FW・UTも結構ドフック出るときがあるので(地面から打っててドフックじゃ結構重症)、こういうのはほどほどがいいと思います。

・ヘッドが大きい(芯が広い)(=ミスショットが出にくい)
すでに書いた通りですが、ヘッドがでかいと高MOIになってまっすぐ飛びやすい。でも地面から直で打つクラブででかすぎるとダフりトップのイメージしかでないわ・・・。うーん。

・シャフトが短い(=ミートしやすい)
飛距離とのトレードオフ。あとヘッドのバランスも変わる(好み)。

・ソール幅が広い(=ダフりに強い)
ダフる前提で考えたらまぁ潜りにくいんだろうが、でも抜けないよな・・・(MP-H5とMP-54をコンボ化して1ラウンドしてみた感想)。
あとウェッジの場合、「ふんわり」した球を打ちたいならソールが広いのは難しいです。開閉もしにくいし。

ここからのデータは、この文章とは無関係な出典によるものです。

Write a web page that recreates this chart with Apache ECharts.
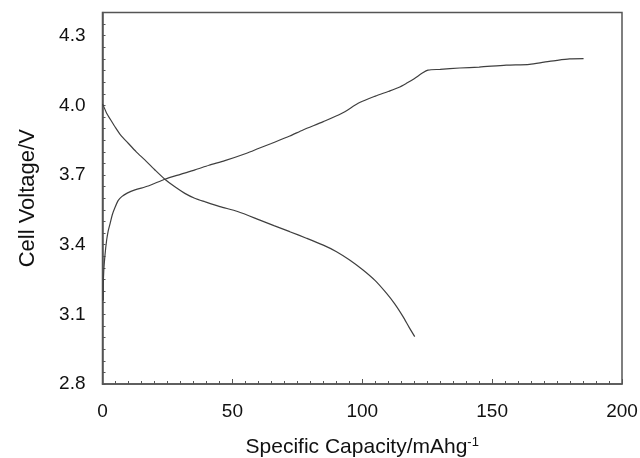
<!DOCTYPE html>
<html>
<head>
<meta charset="utf-8">
<script src="https://cdn.jsdelivr.net/npm/echarts@6/dist/echarts.min.js"></script>
<style>
  html, body { margin: 0; padding: 0; background: #ffffff; }
  #chart { width: 640px; height: 458px; }
</style>
</head>
<body>
<div id="chart"></div>
<script>
// Charge curve: [specific capacity (mAh/g), cell voltage (V)]
const chargeCurve = [
  [0.3, 3.16], [0.3, 3.22], [0.5, 3.29], [1.0, 3.36], [1.6, 3.42],
  [2.2, 3.46], [2.9, 3.49], [3.8, 3.53], [4.8, 3.56], [6.0, 3.59],
  [7.4, 3.607], [9.5, 3.622], [12.5, 3.636], [17.6, 3.653], [24, 3.682],
  [30, 3.703], [35.6, 3.722], [41, 3.742], [47.1, 3.762], [55.5, 3.794],
  [60, 3.814], [65, 3.836], [72.1, 3.868], [77.2, 3.894], [85, 3.93],
  [92, 3.965], [99, 4.012], [105, 4.04], [110, 4.06], [114, 4.077],
  [117, 4.095], [120, 4.115], [123, 4.138], [125.3, 4.152], [130, 4.155],
  [137.5, 4.161], [145, 4.165], [155.4, 4.173], [164.4, 4.177], [170, 4.186],
  [175, 4.194], [179.8, 4.2], [185.2, 4.201]
];

// Discharge curve: [specific capacity (mAh/g), cell voltage (V)]
const dischargeCurve = [
  [0, 4.006], [0.3, 4.0], [1.6, 3.966], [3, 3.94], [4.8, 3.908],
  [7, 3.872], [9.9, 3.837], [13, 3.8], [16.3, 3.765], [20, 3.724],
  [24, 3.682], [28, 3.648], [31.7, 3.621], [35.5, 3.6], [39.4, 3.585],
  [45.2, 3.564], [52, 3.543], [60.6, 3.506], [66, 3.482], [72.1, 3.456],
  [78.5, 3.428], [85, 3.398], [90.1, 3.37], [95, 3.335], [100.3, 3.291],
  [105, 3.245], [109.3, 3.191], [112.5, 3.145], [115.7, 3.09], [118, 3.045],
  [120.2, 3.004]
];

// Axis ranges and labelled ticks
const xRange = [0, 200];
const xTickLabels = [0, 50, 100, 150, 200];
const yRange = [2.8, 4.4];
const yTickLabels = [2.8, 3.1, 3.4, 3.7, 4.0, 4.3];

// Small inward ticks on the voltage axis every 0.05 V
const yMinorTicks = [];
for (let i = 0; i <= 32; i++) {
  yMinorTicks.push(+(yRange[0] + i * 0.05).toFixed(2));
}

const lineColor = '#3f3f3f';
const frameColor = '#555555';
const textColor = '#111111';
const fontFamily = '"Liberation Sans", Arial, sans-serif';

const chart = echarts.init(document.getElementById('chart'), null, { renderer: 'canvas' });

chart.setOption({
  animation: false,
  backgroundColor: '#ffffff',
  textStyle: { fontFamily: fontFamily },
  grid: {
    left: 102.5,
    right: 18,
    top: 12.5,
    bottom: 74,
    outerBoundsMode: 'none',
    containLabel: false,
    show: true,
    borderColor: frameColor,
    borderWidth: 1.5,
    backgroundColor: 'transparent'
  },
  xAxis: {
    type: 'value',
    min: xRange[0],
    max: xRange[1],
    interval: 50,
    name: 'Specific Capacity/mAhg{sup|-1}',
    nameLocation: 'middle',
    nameGap: 52,
    nameTextStyle: {
      fontSize: 21,
      color: textColor,
      fontFamily: fontFamily,
      rich: {
        sup: { fontSize: 13, verticalAlign: 'top', padding: [0, 0, 10, 0], color: textColor, fontFamily: fontFamily }
      }
    },
    axisLine: { show: true, lineStyle: { color: frameColor, width: 1.5 } },
    axisTick: { show: true, inside: true, length: 5, lineStyle: { color: frameColor, width: 1 } },
    minorTick: { show: true, splitNumber: 10, length: 3, lineStyle: { color: frameColor, width: 1 } },
    axisLabel: {
      customValues: xTickLabels,
      fontSize: 19,
      color: textColor,
      margin: 18,
      fontFamily: fontFamily
    },
    splitLine: { show: false },
    minorSplitLine: { show: false }
  },
  yAxis: {
    type: 'value',
    min: yRange[0],
    max: yRange[1],
    name: 'Cell Voltage/V',
    nameLocation: 'middle',
    nameRotate: 90,
    nameGap: 64,
    nameTextStyle: { fontSize: 22, color: textColor, fontFamily: fontFamily },
    axisLine: { show: true, lineStyle: { color: frameColor, width: 1.5 } },
    axisTick: {
      show: true,
      inside: true,
      length: 3,
      customValues: yMinorTicks,
      lineStyle: { color: frameColor, width: 1 }
    },
    axisLabel: {
      customValues: yTickLabels,
      formatter: function (v) { return Number(v).toFixed(1); },
      fontSize: 19,
      color: textColor,
      margin: 17,
      fontFamily: fontFamily
    },
    splitLine: { show: false }
  },
  series: [
    {
      name: 'Charge',
      type: 'line',
      data: chargeCurve,
      showSymbol: false,
      smooth: 0.25,
      lineStyle: { color: lineColor, width: 1.2 }
    },
    {
      name: 'Discharge',
      type: 'line',
      data: dischargeCurve,
      showSymbol: false,
      smooth: 0.25,
      lineStyle: { color: lineColor, width: 1.2 }
    }
  ]
});
</script>
</body>
</html>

・キャビティ、中空(芯が広い)(=ミスショットが出にくい)
さすがにマッスルバック形状は打ったことないし打点がシビアだから打てる気もしないが、中空ってどれくらいメリットがあるのか?というと正直微妙な気もする(MP-H4を使ってたときの感想)。

・重心角が大きい(=捕まりやすい)
フッカーにはカンベンしてほしいやつですね・・・。

・反発がいい、ストロングロフト(=飛ぶ)
アイアンは運ぶクラブですので、飛べばいいってもんじゃないよね・・・(7Iで32°くらいでも十分に昔ながらのアイアンよりはストロングだけど、超ストロングというか何その7Iで26°とかそういうやつ・・・グリーンを狙うクラブではすでにない)。

・バウンス角が大きい(=ダフりに強い・バンカーで潜りにくい)
硬いバンカーでは逆効果。ベアグラウンドも微妙。開閉してのアプローチもやりにくいかも。

・重心角がフェイスバランス(=決めたラインにまっすぐ打ちやすい)
そういうアイアンがあったら面白いのではと一瞬思ったのは内緒(ベンドネックのアイアンってダメなんですかね)。たぶん曲がらない・・・飛ぶとは思えないが・・・。
ちなみにシャフトの軸線とヒール部分の間隔は0.625インチ以内とルールで規定されているのでセンターシャフトはパター以外NG・・・なはずだけど、ロフト10°以下のドライバーは「パターだ」って言い張れないこともないような気がして(笑)←たぶん用具規則のどっかを読み飛ばしてるだけだと思います・・・(笑)。

・カウンターバランス(=軌道が安定する)
軌道は安定するけど総重量が重くなりすぎると距離感悪くなります(パター)。ほどほどに・・・。
パター以外のクラブも効果はあるけど、ヘッドが効いてないと飛びません。こちらもほどほどに・・・。

どのキーワードについても一長一短ですね・・・。
したがって、「誰にでも簡単なクラブ」なんてものは結局存在しない、あくまでも「その人の打ち方に合ったクラブ」かどうかでしかない、ということです・・・ははは、そりゃわかってましたがね。